If you had gently hinted
just one short year ago
that today would find me
lost and bereft
I might have laughed

On the other hand….

To say my situation is
better than so-and-so’s
misses the point altogether
while denying reality
screaming in my feet

How to live with this
malfunction on the outside
and agony on the inside
challenges my educational
upbringing and experience

Daily and nightly reminders
pile on unavoidable witness
to the slow decay of this body
still struggling each day with
choices I don’t want to make

I haven’t posted regularly for what feels like an eternity. Actually, it feels like hanging in midair, waiting to find out how this will play out. Peripheral Neuropathy. My new ‘friend’, though I still don’t know the full picture. The day after Thanksgiving I’ll have an MRI with the hope that my neurologist will learn something new or at least helpful.

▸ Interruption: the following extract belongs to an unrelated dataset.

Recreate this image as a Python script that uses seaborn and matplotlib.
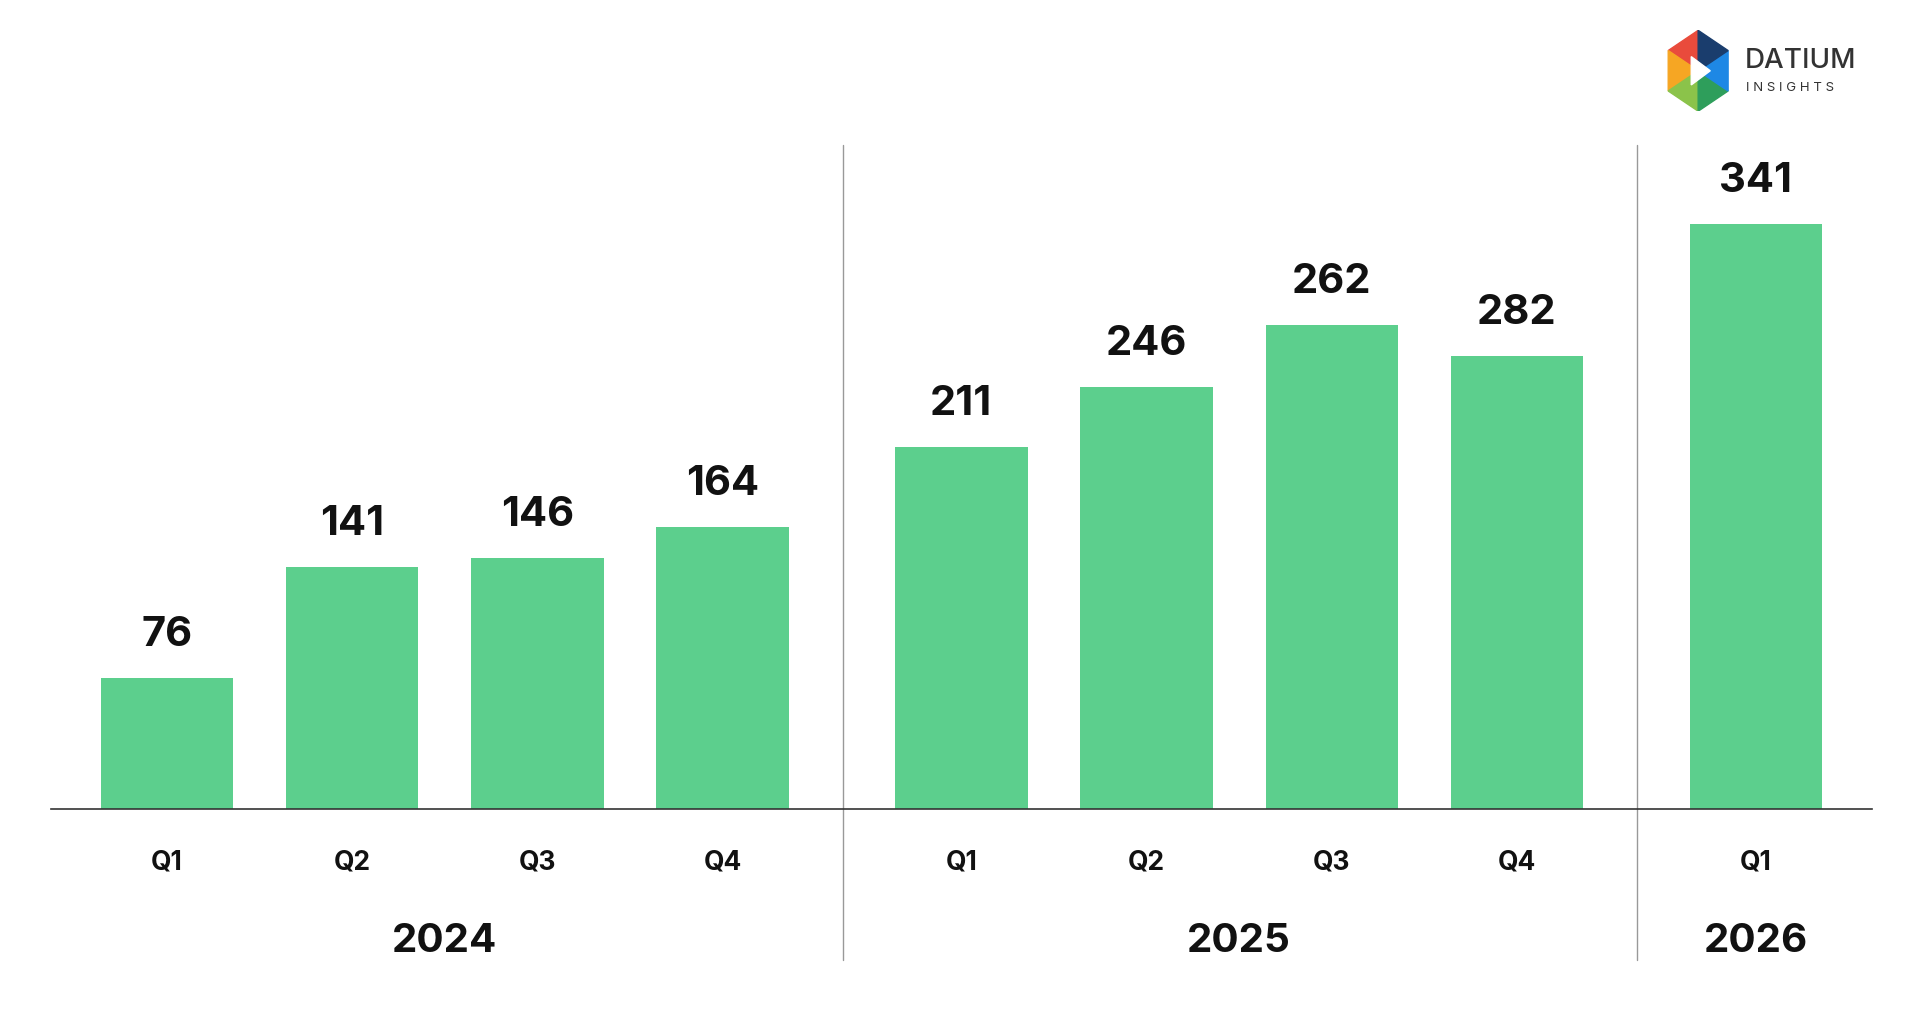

My focus today is on what I enjoy doing. Unfortunately, my feet like to remind me of what I don’t enjoy. Nonetheless, my new curriculum is interesting. Bottom line: What would I like to do right now? What brings me joy, so that I don’t even notice what my feet feel? (For example: looking at David’s Longwood Garden Photos; playing the piano, riding my indoor bike.)

In addition to two books I mentioned in an earlier post, I’m also reading a book by Mims Cushing (who lives with this disease) and Norman Latov, MD, her neurologist. Title: You Can Cope with Peripheral Neuropathy: 365 Tips for living a full life. It’s a bit dated, but the self-help pointers are ageless.

Bottom line: I feel myself becoming a ‘different’ person–not so driven, more laid back, grateful for small gifts of each day and for you.